以下は、『顔のない裸体』女=ミッキーこと<吉田希美子>の引用、
大人になった<吉田希美子>は、昔勉強していたように日中働き、放課後を過ごしたように仕事を終えた時間を過ごしたが、何となくそれが同じでないことは感じ取っていた。かつて学校で勉強していた彼女は、ひたすら未来の自分に奉仕し、学び、考えたことを何年も後の生活に供給していた。

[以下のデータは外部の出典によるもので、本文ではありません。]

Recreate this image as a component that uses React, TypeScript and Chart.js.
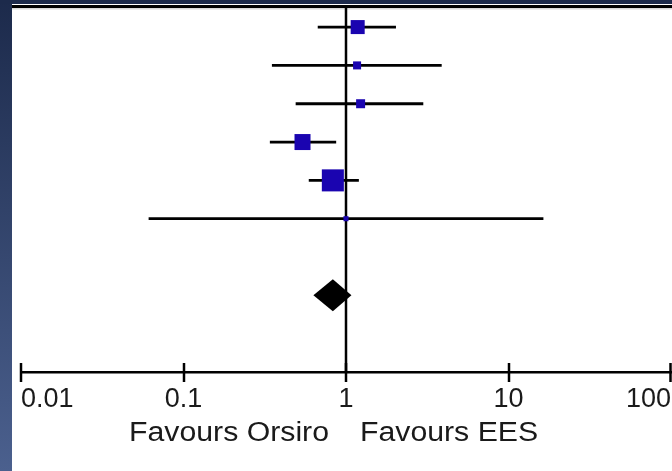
import React, { useEffect, useRef } from 'react';
import { Chart, registerables } from 'chart.js';

Chart.register(...registerables);

// Per-study hazard ratios with 95% confidence intervals
const estimates = [1.18, 1.17, 1.23, 0.54, 0.83, 1.0];
const lowerCI = [0.67, 0.35, 0.49, 0.34, 0.59, 0.061];
const upperCI = [2.03, 3.88, 2.99, 0.87, 1.2, 16.4];
// Relative study weights (%), shown as the area of each square
const weights = [17.7, 5.8, 7.3, 23.1, 43.8, 2.3];
// Pooled estimate: lower CI, point estimate, upper CI
const pooled = [0.63, 0.83, 1.08];

const tickValues = [0.01, 0.1, 1, 10, 100];
const tickLabels = ['0.01', '0.1', '1', '10', '100'];
const leftCaption = 'Favours Orsiro';
const rightCaption = 'Favours EES';

const FONT = '"Liberation Sans", Arial, Helvetica, sans-serif';
const SQUARE_BLUE = '#1a04b0';

const pooledRow = estimates.length + 1;
const yTop = -0.55;
const yBottom = pooledRow + 2;

// square side in px grows with the square root of the weight
const squareSide = (w: number) => 33.3 * Math.sqrt(w / 100);

const backdrop = {
  id: 'backdrop',
  beforeDraw(chart: Chart) {
    const { ctx, width, height } = chart;
    ctx.save();
    ctx.fillStyle = '#ffffff';
    ctx.fillRect(0, 0, width, height);
    const g = ctx.createLinearGradient(0, 0, 0, height);
    g.addColorStop(0, '#1c2a4b');
    g.addColorStop(1, '#4b608e');
    ctx.fillStyle = g;
    ctx.fillRect(0, 0, 12, height);
    ctx.fillStyle = '#1c2a4b';
    ctx.fillRect(0, 0, width, 4);
    ctx.fillStyle = '#000000';
    ctx.fillRect(12, 5, width - 12, 3);
    ctx.fillStyle = '#d8d8d8';
    ctx.fillRect(12, 8, width - 12, 1.5);
    ctx.restore();
  },
};

const forestExtras = {
  id: 'forestExtras',
  afterDraw(chart: Chart) {
    const { ctx, chartArea } = chart;
    const xs = chart.scales.x;
    const ys = chart.scales.y;
    ctx.save();

    // axis tick marks crossing the axis line
    ctx.strokeStyle = '#000';
    ctx.lineWidth = 2.5;
    tickValues.forEach((v) => {
      const px = Math.min(Math.round(xs.getPixelForValue(v)), chart.width - 1.5);
      ctx.beginPath();
      ctx.moveTo(px, chartArea.bottom - 9);
      ctx.lineTo(px, chartArea.bottom + 10);
      ctx.stroke();
    });

    // pooled diamond
    const [lo, est, hi] = pooled;
    const yc = ys.getPixelForValue(pooledRow);
    const half = 16;
    ctx.fillStyle = '#000';
    ctx.beginPath();
    ctx.moveTo(xs.getPixelForValue(lo), yc);
    ctx.lineTo(xs.getPixelForValue(est), yc - half);
    ctx.lineTo(xs.getPixelForValue(hi), yc);
    ctx.lineTo(xs.getPixelForValue(est), yc + half);
    ctx.closePath();
    ctx.fill();

    // captions either side of the line of no effect
    const x1 = xs.getPixelForValue(1);
    ctx.fillStyle = '#1a1a1a';
    ctx.font = `27px ${FONT}`;
    ctx.textBaseline = 'alphabetic';
    ctx.save();
    ctx.translate(x1 - 17, 441);
    ctx.scale(1.12, 1);
    ctx.textAlign = 'right';
    ctx.fillText(leftCaption, 0, 0);
    ctx.restore();
    ctx.save();
    ctx.translate(x1 + 14, 441);
    ctx.scale(1.12, 1);
    ctx.textAlign = 'left';
    ctx.fillText(rightCaption, 0, 0);
    ctx.restore();

    ctx.restore();
  },
};

export default function App() {
  const canvasRef = useRef<HTMLCanvasElement | null>(null);

  useEffect(() => {
    const canvas = canvasRef.current;
    if (!canvas) return;

    const squares = {
      label: 'studies',
      data: estimates.map((v, i) => ({ x: v, y: i })),
      pointStyle: 'rect',
      pointRadius: weights.map((w) => squareSide(w) / Math.SQRT2),
      pointHoverRadius: weights.map((w) => squareSide(w) / Math.SQRT2),
      backgroundColor: SQUARE_BLUE,
      borderColor: SQUARE_BLUE,
      borderWidth: 0,
      order: 0,
    };

    const ciLines = estimates.map((_, i) => ({
      label: `ci${i}`,
      data: [
        { x: lowerCI[i], y: i },
        { x: upperCI[i], y: i },
      ],
      showLine: true,
      borderColor: '#000',
      borderWidth: 2.8,
      pointRadius: 0,
      order: 2,
    }));

    const noEffect = {
      label: 'no effect',
      data: [
        { x: 1, y: yTop },
        { x: 1, y: yBottom },
      ],
      showLine: true,
      borderColor: '#000',
      borderWidth: 2.5,
      pointRadius: 0,
      order: 1,
    };

    const chart = new Chart(canvas, {
      type: 'scatter',
      data: { datasets: [squares, noEffect, ...ciLines] as any },
      plugins: [backdrop, forestExtras],
      options: {
        animation: false,
        responsive: false,
        devicePixelRatio: 1,
        layout: { autoPadding: false, padding: { left: 21, right: 1, top: 6, bottom: 0 } },
        plugins: { legend: { display: false }, tooltip: { enabled: false } },
        scales: {
          x: {
            type: 'logarithmic',
            min: 0.01,
            max: 100,
            grid: { display: false },
            border: { display: true, color: '#000', width: 2.5 },
            afterBuildTicks: (scale: any) => {
              scale.ticks = tickValues.map((v) => ({ value: v }));
            },
            afterFit: (scale: any) => {
              scale.height = 99;
              scale.paddingLeft = 0;
              scale.paddingRight = 0;
            },
            ticks: {
              align: 'inner',
              padding: 3,
              maxRotation: 0,
              autoSkip: false,
              color: '#1a1a1a',
              font: { family: FONT, size: 27 },
              callback: (_v: any, idx: number) => tickLabels[idx],
            },
          },
          y: {
            type: 'linear',
            min: yTop,
            max: yBottom,
            reverse: true,
            display: false,
          },
        },
      } as any,
    });

    return () => chart.destroy();
  }, []);

  return (
    <div style={{ position: 'fixed', left: 0, top: 0, width: 672, height: 471 }}>
      <canvas ref={canvasRef} width={672} height={471} style={{ display: 'block' }} />
    </div>
  );
}
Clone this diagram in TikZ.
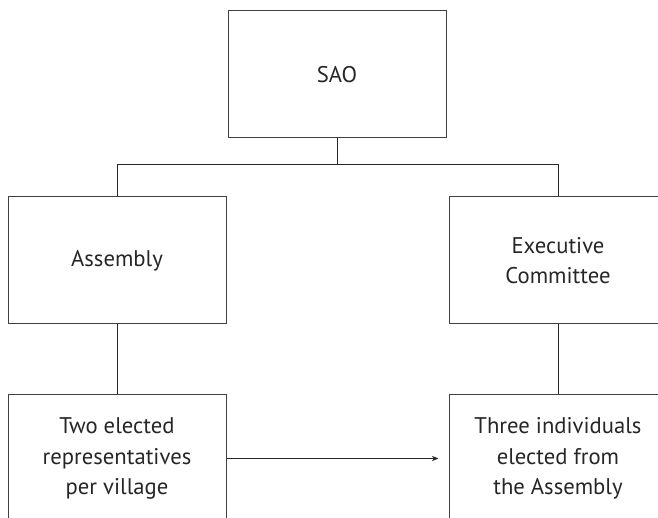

そして放課後は彼女につかの間の現在を与え、両者は交互に並べられて、彼女を時間の流れへと併走させ、前へと押しやっていた。
それが、今は違う。
彼女は職場のある学校で、ただその日、その時のためだけに生きていた。
そして帰宅後も、翌日の「その日、その時」のための準備をしているに過ぎなかった。
生きていくということ。
『決壊』のなかで、平野氏は、
誰もがそうであらねばならないと信じているであろう現代の強迫観念のごときものとしての『幸福』についても言及している。
そして『悪魔』とは確かに一体誰なのか?
いい学校に入って、会社を定年まで勤め上げて、還暦を祝っていただき、ローンの返済の終えた家で家庭菜園でもする、
・・・なんて人生をいまさら誰もが欲しがったりはしないだろう。
バブリーな老後のために、善でも悪でもない金をせっせとかすめ、資産を転がして、おねえちゃんとちょっと一泊旅行に行く、なんてぇのもあんまりウエルカムじゃない未来予想図である。
そのように、モデルのない世の中では、何でも自分で判断して、
右へ曲がるか左へそれるか、瞬時に決定してゆかねばならない。
それが100%正しいのかなんて誰にもわからんさ。
それが自分で満足できるもので、なんか少しの間においてでも、ほんの少しでも、社会と接点があったりすると確かにいいんだろう。